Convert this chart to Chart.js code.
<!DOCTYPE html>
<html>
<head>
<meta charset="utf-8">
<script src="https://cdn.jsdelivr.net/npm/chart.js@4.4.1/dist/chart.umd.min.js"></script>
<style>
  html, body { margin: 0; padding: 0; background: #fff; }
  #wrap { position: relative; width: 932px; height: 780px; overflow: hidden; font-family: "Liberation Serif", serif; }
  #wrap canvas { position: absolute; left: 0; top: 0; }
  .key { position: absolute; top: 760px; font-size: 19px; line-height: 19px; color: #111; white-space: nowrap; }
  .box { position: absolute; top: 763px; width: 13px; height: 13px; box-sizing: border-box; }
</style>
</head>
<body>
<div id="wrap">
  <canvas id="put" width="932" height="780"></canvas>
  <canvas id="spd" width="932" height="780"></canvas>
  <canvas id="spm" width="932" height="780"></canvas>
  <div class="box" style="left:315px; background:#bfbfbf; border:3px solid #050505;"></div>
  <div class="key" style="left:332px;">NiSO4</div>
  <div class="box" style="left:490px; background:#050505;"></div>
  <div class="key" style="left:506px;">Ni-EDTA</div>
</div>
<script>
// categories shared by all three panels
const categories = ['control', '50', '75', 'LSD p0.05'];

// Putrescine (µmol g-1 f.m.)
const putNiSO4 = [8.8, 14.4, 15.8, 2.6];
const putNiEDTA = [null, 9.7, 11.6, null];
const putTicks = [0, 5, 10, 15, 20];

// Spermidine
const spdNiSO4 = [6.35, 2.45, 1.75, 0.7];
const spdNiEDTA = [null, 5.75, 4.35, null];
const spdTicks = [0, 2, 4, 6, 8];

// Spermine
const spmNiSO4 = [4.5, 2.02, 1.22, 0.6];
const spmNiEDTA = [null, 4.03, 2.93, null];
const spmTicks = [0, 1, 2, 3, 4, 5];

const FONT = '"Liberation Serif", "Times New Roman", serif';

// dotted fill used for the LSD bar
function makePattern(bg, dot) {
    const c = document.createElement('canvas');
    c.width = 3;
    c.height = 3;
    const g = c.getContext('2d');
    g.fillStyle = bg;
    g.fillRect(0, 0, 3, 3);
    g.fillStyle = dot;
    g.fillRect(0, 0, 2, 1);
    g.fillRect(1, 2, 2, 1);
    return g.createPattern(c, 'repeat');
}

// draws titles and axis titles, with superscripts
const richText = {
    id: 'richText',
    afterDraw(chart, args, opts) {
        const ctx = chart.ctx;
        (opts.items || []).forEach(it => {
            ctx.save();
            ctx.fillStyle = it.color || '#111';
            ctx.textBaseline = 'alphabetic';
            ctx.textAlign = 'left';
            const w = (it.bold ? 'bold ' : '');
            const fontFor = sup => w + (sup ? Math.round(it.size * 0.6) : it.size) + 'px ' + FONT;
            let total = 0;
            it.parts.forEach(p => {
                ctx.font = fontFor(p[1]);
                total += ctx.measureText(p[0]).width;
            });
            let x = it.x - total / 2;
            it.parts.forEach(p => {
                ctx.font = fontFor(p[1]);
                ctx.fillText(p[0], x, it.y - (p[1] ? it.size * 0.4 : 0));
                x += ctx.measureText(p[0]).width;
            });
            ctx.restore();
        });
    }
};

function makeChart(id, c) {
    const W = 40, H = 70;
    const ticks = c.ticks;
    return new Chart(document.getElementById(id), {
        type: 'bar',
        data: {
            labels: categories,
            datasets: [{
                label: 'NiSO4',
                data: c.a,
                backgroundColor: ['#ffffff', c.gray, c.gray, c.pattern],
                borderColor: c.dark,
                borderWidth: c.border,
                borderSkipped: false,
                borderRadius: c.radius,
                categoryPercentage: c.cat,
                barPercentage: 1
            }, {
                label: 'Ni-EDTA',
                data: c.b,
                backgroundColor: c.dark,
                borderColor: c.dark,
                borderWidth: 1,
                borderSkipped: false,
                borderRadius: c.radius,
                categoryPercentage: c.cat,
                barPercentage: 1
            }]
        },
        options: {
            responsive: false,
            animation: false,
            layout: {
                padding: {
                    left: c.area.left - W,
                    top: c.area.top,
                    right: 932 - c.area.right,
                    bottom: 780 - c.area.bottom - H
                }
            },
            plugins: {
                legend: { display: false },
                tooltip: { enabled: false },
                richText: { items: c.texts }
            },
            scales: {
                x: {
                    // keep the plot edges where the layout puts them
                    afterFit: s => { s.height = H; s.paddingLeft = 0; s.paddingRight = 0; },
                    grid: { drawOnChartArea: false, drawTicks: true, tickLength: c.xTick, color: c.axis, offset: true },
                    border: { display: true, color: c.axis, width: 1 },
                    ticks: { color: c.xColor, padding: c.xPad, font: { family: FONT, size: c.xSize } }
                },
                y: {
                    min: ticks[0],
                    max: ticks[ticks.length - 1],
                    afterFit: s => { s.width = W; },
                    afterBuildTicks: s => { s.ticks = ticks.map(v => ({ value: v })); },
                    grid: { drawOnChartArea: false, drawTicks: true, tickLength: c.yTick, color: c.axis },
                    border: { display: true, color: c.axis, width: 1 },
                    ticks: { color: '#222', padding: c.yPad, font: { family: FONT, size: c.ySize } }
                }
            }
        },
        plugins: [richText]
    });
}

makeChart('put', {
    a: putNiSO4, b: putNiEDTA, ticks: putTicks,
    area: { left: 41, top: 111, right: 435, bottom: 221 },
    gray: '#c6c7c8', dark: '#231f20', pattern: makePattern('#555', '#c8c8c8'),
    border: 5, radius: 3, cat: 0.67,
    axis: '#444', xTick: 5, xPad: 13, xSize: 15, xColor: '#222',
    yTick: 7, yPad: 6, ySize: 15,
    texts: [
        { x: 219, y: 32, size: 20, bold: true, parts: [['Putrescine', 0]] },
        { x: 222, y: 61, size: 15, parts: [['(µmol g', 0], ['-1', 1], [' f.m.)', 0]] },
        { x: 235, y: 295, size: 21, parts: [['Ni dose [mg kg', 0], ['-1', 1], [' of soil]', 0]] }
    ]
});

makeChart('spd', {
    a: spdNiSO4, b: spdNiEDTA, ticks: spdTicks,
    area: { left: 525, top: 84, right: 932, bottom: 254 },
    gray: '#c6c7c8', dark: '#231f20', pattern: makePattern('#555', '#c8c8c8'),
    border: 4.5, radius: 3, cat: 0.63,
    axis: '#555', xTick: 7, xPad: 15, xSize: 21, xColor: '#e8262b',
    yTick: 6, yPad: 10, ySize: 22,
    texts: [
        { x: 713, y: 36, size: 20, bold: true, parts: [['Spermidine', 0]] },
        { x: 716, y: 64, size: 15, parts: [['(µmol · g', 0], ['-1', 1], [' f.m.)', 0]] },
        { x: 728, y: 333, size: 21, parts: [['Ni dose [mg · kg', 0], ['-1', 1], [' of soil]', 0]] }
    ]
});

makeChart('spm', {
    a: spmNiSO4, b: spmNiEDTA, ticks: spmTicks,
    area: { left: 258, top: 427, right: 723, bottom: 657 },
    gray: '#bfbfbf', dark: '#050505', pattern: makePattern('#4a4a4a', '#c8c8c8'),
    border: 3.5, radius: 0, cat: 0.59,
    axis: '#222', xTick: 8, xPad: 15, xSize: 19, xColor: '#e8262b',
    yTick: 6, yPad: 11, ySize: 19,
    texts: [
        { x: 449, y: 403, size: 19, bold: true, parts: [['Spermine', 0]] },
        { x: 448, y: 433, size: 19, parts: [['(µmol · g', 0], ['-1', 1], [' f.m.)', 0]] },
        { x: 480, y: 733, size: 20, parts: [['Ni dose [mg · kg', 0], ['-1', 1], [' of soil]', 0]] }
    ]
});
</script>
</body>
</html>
----------
▶ Goal
Make an exact copy of the listing, including every line.

▶ Response below
Convert this chart to Chart.js code.
<!DOCTYPE html>
<html>
<head>
<meta charset="utf-8">
<script src="https://cdn.jsdelivr.net/npm/chart.js@4.4.1/dist/chart.umd.min.js"></script>
<style>
  html, body { margin: 0; padding: 0; background: #fff; }
  #wrap { position: relative; width: 932px; height: 780px; overflow: hidden; font-family: "Liberation Serif", serif; }
  #wrap canvas { position: absolute; left: 0; top: 0; }
  .key { position: absolute; top: 760px; font-size: 19px; line-height: 19px; color: #111; white-space: nowrap; }
  .box { position: absolute; top: 763px; width: 13px; height: 13px; box-sizing: border-box; }
</style>
</head>
<body>
<div id="wrap">
  <canvas id="put" width="932" height="780"></canvas>
  <canvas id="spd" width="932" height="780"></canvas>
  <canvas id="spm" width="932" height="780"></canvas>
  <div class="box" style="left:315px; background:#bfbfbf; border:3px solid #050505;"></div>
  <div class="key" style="left:332px;">NiSO4</div>
  <div class="box" style="left:490px; background:#050505;"></div>
  <div class="key" style="left:506px;">Ni-EDTA</div>
</div>
<script>
// categories shared by all three panels
const categories = ['control', '50', '75', 'LSD p0.05'];

// Putrescine (µmol g-1 f.m.)
const putNiSO4 = [8.8, 14.4, 15.8, 2.6];
const putNiEDTA = [null, 9.7, 11.6, null];
const putTicks = [0, 5, 10, 15, 20];

// Spermidine
const spdNiSO4 = [6.35, 2.45, 1.75, 0.7];
const spdNiEDTA = [null, 5.75, 4.35, null];
const spdTicks = [0, 2, 4, 6, 8];

// Spermine
const spmNiSO4 = [4.5, 2.02, 1.22, 0.6];
const spmNiEDTA = [null, 4.03, 2.93, null];
const spmTicks = [0, 1, 2, 3, 4, 5];

const FONT = '"Liberation Serif", "Times New Roman", serif';

// dotted fill used for the LSD bar
function makePattern(bg, dot) {
    const c = document.createElement('canvas');
    c.width = 3;
    c.height = 3;
    const g = c.getContext('2d');
    g.fillStyle = bg;
    g.fillRect(0, 0, 3, 3);
    g.fillStyle = dot;
    g.fillRect(0, 0, 2, 1);
    g.fillRect(1, 2, 2, 1);
    return g.createPattern(c, 'repeat');
}

// draws titles and axis titles, with superscripts
const richText = {
    id: 'richText',
    afterDraw(chart, args, opts) {
        const ctx = chart.ctx;
        (opts.items || []).forEach(it => {
            ctx.save();
            ctx.fillStyle = it.color || '#111';
            ctx.textBaseline = 'alphabetic';
            ctx.textAlign = 'left';
            const w = (it.bold ? 'bold ' : '');
            const fontFor = sup => w + (sup ? Math.round(it.size * 0.6) : it.size) + 'px ' + FONT;
            let total = 0;
            it.parts.forEach(p => {
                ctx.font = fontFor(p[1]);
                total += ctx.measureText(p[0]).width;
            });
            let x = it.x - total / 2;
            it.parts.forEach(p => {
                ctx.font = fontFor(p[1]);
                ctx.fillText(p[0], x, it.y - (p[1] ? it.size * 0.4 : 0));
                x += ctx.measureText(p[0]).width;
            });
            ctx.restore();
        });
    }
};

function makeChart(id, c) {
    const W = 40, H = 70;
    const ticks = c.ticks;
    return new Chart(document.getElementById(id), {
        type: 'bar',
        data: {
            labels: categories,
            datasets: [{
                label: 'NiSO4',
                data: c.a,
                backgroundColor: ['#ffffff', c.gray, c.gray, c.pattern],
                borderColor: c.dark,
                borderWidth: c.border,
                borderSkipped: false,
                borderRadius: c.radius,
                categoryPercentage: c.cat,
                barPercentage: 1
            }, {
                label: 'Ni-EDTA',
                data: c.b,
                backgroundColor: c.dark,
                borderColor: c.dark,
                borderWidth: 1,
                borderSkipped: false,
                borderRadius: c.radius,
                categoryPercentage: c.cat,
                barPercentage: 1
            }]
        },
        options: {
            responsive: false,
            animation: false,
            layout: {
                padding: {
                    left: c.area.left - W,
                    top: c.area.top,
                    right: 932 - c.area.right,
                    bottom: 780 - c.area.bottom - H
                }
            },
            plugins: {
                legend: { display: false },
                tooltip: { enabled: false },
                richText: { items: c.texts }
            },
            scales: {
                x: {
                    // keep the plot edges where the layout puts them
                    afterFit: s => { s.height = H; s.paddingLeft = 0; s.paddingRight = 0; },
                    grid: { drawOnChartArea: false, drawTicks: true, tickLength: c.xTick, color: c.axis, offset: true },
                    border: { display: true, color: c.axis, width: 1 },
                    ticks: { color: c.xColor, padding: c.xPad, font: { family: FONT, size: c.xSize } }
                },
                y: {
                    min: ticks[0],
                    max: ticks[ticks.length - 1],
                    afterFit: s => { s.width = W; },
                    afterBuildTicks: s => { s.ticks = ticks.map(v => ({ value: v })); },
                    grid: { drawOnChartArea: false, drawTicks: true, tickLength: c.yTick, color: c.axis },
                    border: { display: true, color: c.axis, width: 1 },
                    ticks: { color: '#222', padding: c.yPad, font: { family: FONT, size: c.ySize } }
                }
            }
        },
        plugins: [richText]
    });
}

makeChart('put', {
    a: putNiSO4, b: putNiEDTA, ticks: putTicks,
    area: { left: 41, top: 111, right: 435, bottom: 221 },
    gray: '#c6c7c8', dark: '#231f20', pattern: makePattern('#555', '#c8c8c8'),
    border: 5, radius: 3, cat: 0.67,
    axis: '#444', xTick: 5, xPad: 13, xSize: 15, xColor: '#222',
    yTick: 7, yPad: 6, ySize: 15,
    texts: [
        { x: 219, y: 32, size: 20, bold: true, parts: [['Putrescine', 0]] },
        { x: 222, y: 61, size: 15, parts: [['(µmol g', 0], ['-1', 1], [' f.m.)', 0]] },
        { x: 235, y: 295, size: 21, parts: [['Ni dose [mg kg', 0], ['-1', 1], [' of soil]', 0]] }
    ]
});

makeChart('spd', {
    a: spdNiSO4, b: spdNiEDTA, ticks: spdTicks,
    area: { left: 525, top: 84, right: 932, bottom: 254 },
    gray: '#c6c7c8', dark: '#231f20', pattern: makePattern('#555', '#c8c8c8'),
    border: 4.5, radius: 3, cat: 0.63,
    axis: '#555', xTick: 7, xPad: 15, xSize: 21, xColor: '#e8262b',
    yTick: 6, yPad: 10, ySize: 22,
    texts: [
        { x: 713, y: 36, size: 20, bold: true, parts: [['Spermidine', 0]] },
        { x: 716, y: 64, size: 15, parts: [['(µmol · g', 0], ['-1', 1], [' f.m.)', 0]] },
        { x: 728, y: 333, size: 21, parts: [['Ni dose [mg · kg', 0], ['-1', 1], [' of soil]', 0]] }
    ]
});

makeChart('spm', {
    a: spmNiSO4, b: spmNiEDTA, ticks: spmTicks,
    area: { left: 258, top: 427, right: 723, bottom: 657 },
    gray: '#bfbfbf', dark: '#050505', pattern: makePattern('#4a4a4a', '#c8c8c8'),
    border: 3.5, radius: 0, cat: 0.59,
    axis: '#222', xTick: 8, xPad: 15, xSize: 19, xColor: '#e8262b',
    yTick: 6, yPad: 11, ySize: 19,
    texts: [
        { x: 449, y: 403, size: 19, bold: true, parts: [['Spermine', 0]] },
        { x: 448, y: 433, size: 19, parts: [['(µmol · g', 0], ['-1', 1], [' f.m.)', 0]] },
        { x: 480, y: 733, size: 20, parts: [['Ni dose [mg · kg', 0], ['-1', 1], [' of soil]', 0]] }
    ]
});
</script>
</body>
</html>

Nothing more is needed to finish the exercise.